Para manter os países do “sul” como exportadores de matéria-prima barata e importadores de produtos manufaturados, os acordos de comércio livre têm assumido uma importância vital. Estes acordos são tratados internacionais entre dois ou mais países que reduzem ou eliminam barreiras comerciais, como as tarifas, para facilitar o comércio e o investimento entre eles. Envolvem, porém, outros elementos como a harmonização das regulamentações nacionais, em particular de proteção ambiental e laboral, nivelando-as, geralmente, por baixo. Os acordos, embora negociados entre Estados, privilegiam um ator que ganhou escala e poder com a globalização neoliberal: as empresas multinacionais. E deixam de fora a sociedade em geral, porque associações, organização não-governamentais e os e as cidadãs não são ouvidas nos processos de negociação.
Com estes acordos, as empresas podem processar os Estados e governos caso estes passem leis e regulamentações que prejudiquem a sua ação económica e produtiva, através de mecanismos de resolução de litígios entre investidores e Estados (ISDS). Estes mecanismos situam-se no âmbito da arbitragem, isto é, não são alvo das instâncias judiciais estatais, mas de tribunais privados.
O que é que isto tem a ver comigo, com Portugal? Portugal, enquanto Estado-membro da União Europeia, faz parte da uma vasta teia de acordos de comércio livre que cobrem quase o mundo todo. Atualmente, um dos acordos mais abrangentes em termos de população e territórios é o Acordo de associação entre a União Europeia e os países do Mercosul (Argentina, Brasil, Paraguai, Uruguai). À semelhança de muitos outros acordos, com o Acordo UE-Mercosul um dos grandes prejudicados serão os/as pequenos/as agricultores/as e camponeses/as. Por um lado, porque à semelhança dos Estados, também pequenos agricultores e empresas de agricultura industrial não estão no mesmo patamar de poder e capacidade de produção e exportação. E, por outro, porque para poderem vender / exportar têm que se especializar nos produtos mais procurados (que podem ir da soja ao leite), alterando assim o tipo de agricultura – geralmente, de policultura – e pecuária que fazem, privilegiando a produção agrícola para exportar em vez de para alimentar as suas comunidades. Derivando, deste modo, em ciclos de pobreza e insegurança alimentar. A pobreza, a fome, são assim manifestações, entre outros fatores, de um sistema económico e comercial estrutural e historicamente injusto.

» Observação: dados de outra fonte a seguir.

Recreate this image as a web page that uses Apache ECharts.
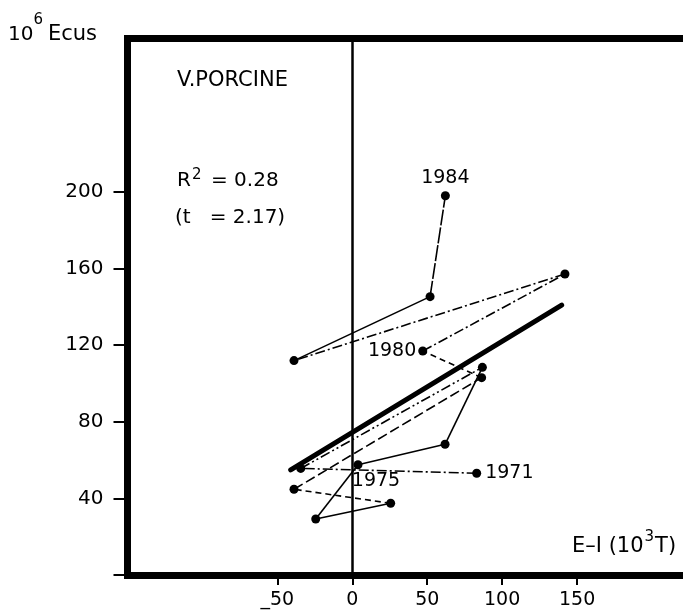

Com as independências dos países ex-colonizados, com o emergir do multilateralismo e de um sentimento pós-guerra que soprava no sentido da solidariedade internacional e da busca de alguma igualdade mundial, surgiram os mecanismos de ajuda ao desenvolvimento, no sentido norte-sul. Conscientes que esses mecanismos transvestiam, de algum modo, relações neocoloniais, os países do sul geopolítico uniram vozes gritando: comércio, não ajuda!
Estes mecanismos convivem com outros, como o do endividamento perene, os ajustamentos estruturais que manietam a implementação de políticas sociais nos países endividados, demonstrando as incoerências entre políticas de desenvolvimento e solidariedade internacional dos Estados do norte geopolítico e os acordos e as políticas comerciais que levam a cabo. Algo que tem paralelo também no campo ecológico: vimos os Estados-membro da UE assinarem o Acordo (climático) de Paris e assistimos, atualmente, a alguns deles - entre eles Portugal - a lutarem para que a nova política florestal europeia (EUDR) seja bloqueada, permitindo o agravar da desflorestação dentro e fora da UE.
Para além da monitorização das incoerências das políticas, movimentos sociais e organizações da sociedade civil em todo o mundo lutam por um comércio internacional mais justo. Uma delas, em Portugal, é a TROCA – Plataforma por um comércio internacional justo, com quem construímos o sexto número da revista Outras Economias. Outros exemplos são os movimentos camponeses, no Equador; o comércio justo, movimento internacional que procura, desde os anos 60, pôr em prática relações comerciais baseadas na justiça e no bem-estar para todos e todas; e tantas iniciativas sócio-económicas, em Portugal, a que se pode juntar. A nível da ONU, é importante também realçar o processo que procura regulamentar a ação das empresas multinacionais: o Tratado Vinculativo.
Enquanto andamos distraídos/as a comprar produtos fabricados por mão-de-obra quase escrava, o sistema económico internacional vai-se eternizando em relações económicas exploradoras dos seres humanos e do Planeta. Mas todos/as podemos fazer algo, em conjunto, para mudá-lo!